Os recursos sairiam do próprio bolso, disse ela em março. "Dinheiro meu, para desenvolver o projeto e comprar o ativo. Mas óbvio que teremos outros sócios, que estão em negociação", afirmou.

E a partir de quando espera ter retorno do investimento? "No primeiro dia. Vou ganhar dinheiro no dia zero, amor", diz, mandando um beijo por cima do ombro.

A marca de Patrícia nos novos empreendimentos de mídia se tornou pagar bem: após os R$ 30 milhões pela Placar, ofereceu R$ 20 milhões para comprar um espaço na Fox Sports 2, em uma negociação que não chegou a virar contrato. Os salários oferecidos à equipe também eram bastante acima do mercado.

"Você não quer ficar rico?", costumava dizer a seus parceiros na empreitada, em meio às idas e vindas do negócio.

Foi assim que, a partir de janeiro de 2018, Patrícia começou a se cercar de nomes respeitados no meio jornalístico e editorial, egressos de grandes veículos de mídia do país.

Havia também outros parceiros. Um deles era Helio Viana --que fora sócio de Pelé até um rompimento traumático, em 2001, envolvendo brigas judiciais e acusações de corrupção. Viana teria sido um dos contatos de Patrícia para se aproximar da CBF.

Quem ficou responsável por atrair investidores foi Marco Gonçalves --o "Marcão", ex-BTG Pactual, que ficou conhecido no mercado financeiro por suas festas em Nova York.

Meses depois, Alexandre Grendene, fundador da empresa de calçados Grendene, também entrou no negócio.

Todo esse avanço na cobertura esportiva, porém, foi colocado em banho-maria a partir de meados de abril, quando a empresária deu o maior lance na competição milionária pelos direitos de transmissão no exterior do Campeonato Brasileiro, além da comercialização das placas de publicidade nos estádios de futebol.

O lance vencedor teria sido de R$ 550 milhões por quatro anos de contrato, entre 2019 e 2022. O grupo superou a concorrência de empresas estrangeiras tradicionais no mercado, como a Lagardère e a IMG.

A essa altura, a compra da Placar já estava aprovada pelo Cade (Conselho Administrativo de Defesa Econômica). Era o momento de todos os projetos entrarem em prática.

Mas o que ocorreu foi o contrário: desde então, Patrícia parou de atender as ligações, dispensou a equipe da Placar no Rio e ainda não depositou à Abril a primeira parcela pela compra da revista.

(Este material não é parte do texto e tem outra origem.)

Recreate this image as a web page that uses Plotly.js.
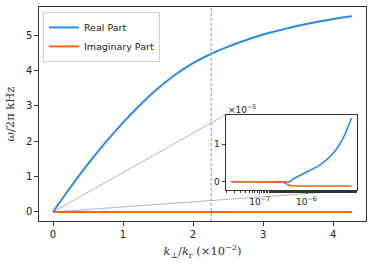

Em 21 de maio, a MLog, do qual é sócia, anunciou que a empresária renunciara à presidência da companhia, em uma nota ao mercado na qual "agradece a senhora Patrícia pelos serviços prestados".

Aos parceiros do negócio, ela justificou o desmonte dizendo que precisava se dedicar ao contrato com a CBF.

De fato, o desafio pela frente é grande: ela terá de reunir investidores, além de montar (ou terceirizar) toda a estrutura para realizar a transmissão do Campeonato Brasileiro, que ocorre em todo o país.

Além disso, terá de encontrar anunciantes para as placas de publicidade nos estádios, negócio considerado pouco atrativo, principalmente porque o Corinthians e o Flamengo --que têm as maiores torcidas do país-- ficaram de fora do pacote de venda.

Patrícia falou novamente à Folha nesta sexta-feira (6), no início do primeiro tempo do jogo que eliminou o Brasil da Copa do Mundo, e afirmou que continua em busca de investidores para efetivar a compra da Placar, missão que tem sido difícil, diz ela.

A empresária afirma também que mantém uma equipe de jornalistas no projeto Placar, que já tem um site e um logo prontos. Sobre a oferta feita à CBF, não comenta.

Procurada, a Abril afirmou, por meio de sua assessoria de imprensa, que a Placar continua com a editora.

A reportagem não conseguiu contato com Helio Viana e não obteve retorno de Alexandre Grendene, procurado por meio da Grendene, empresa da qual é sócio.

Marco Gonçalves afirmou, por meio de sua assessoria de imprensa, que não participou da operação da compra da revista Placar.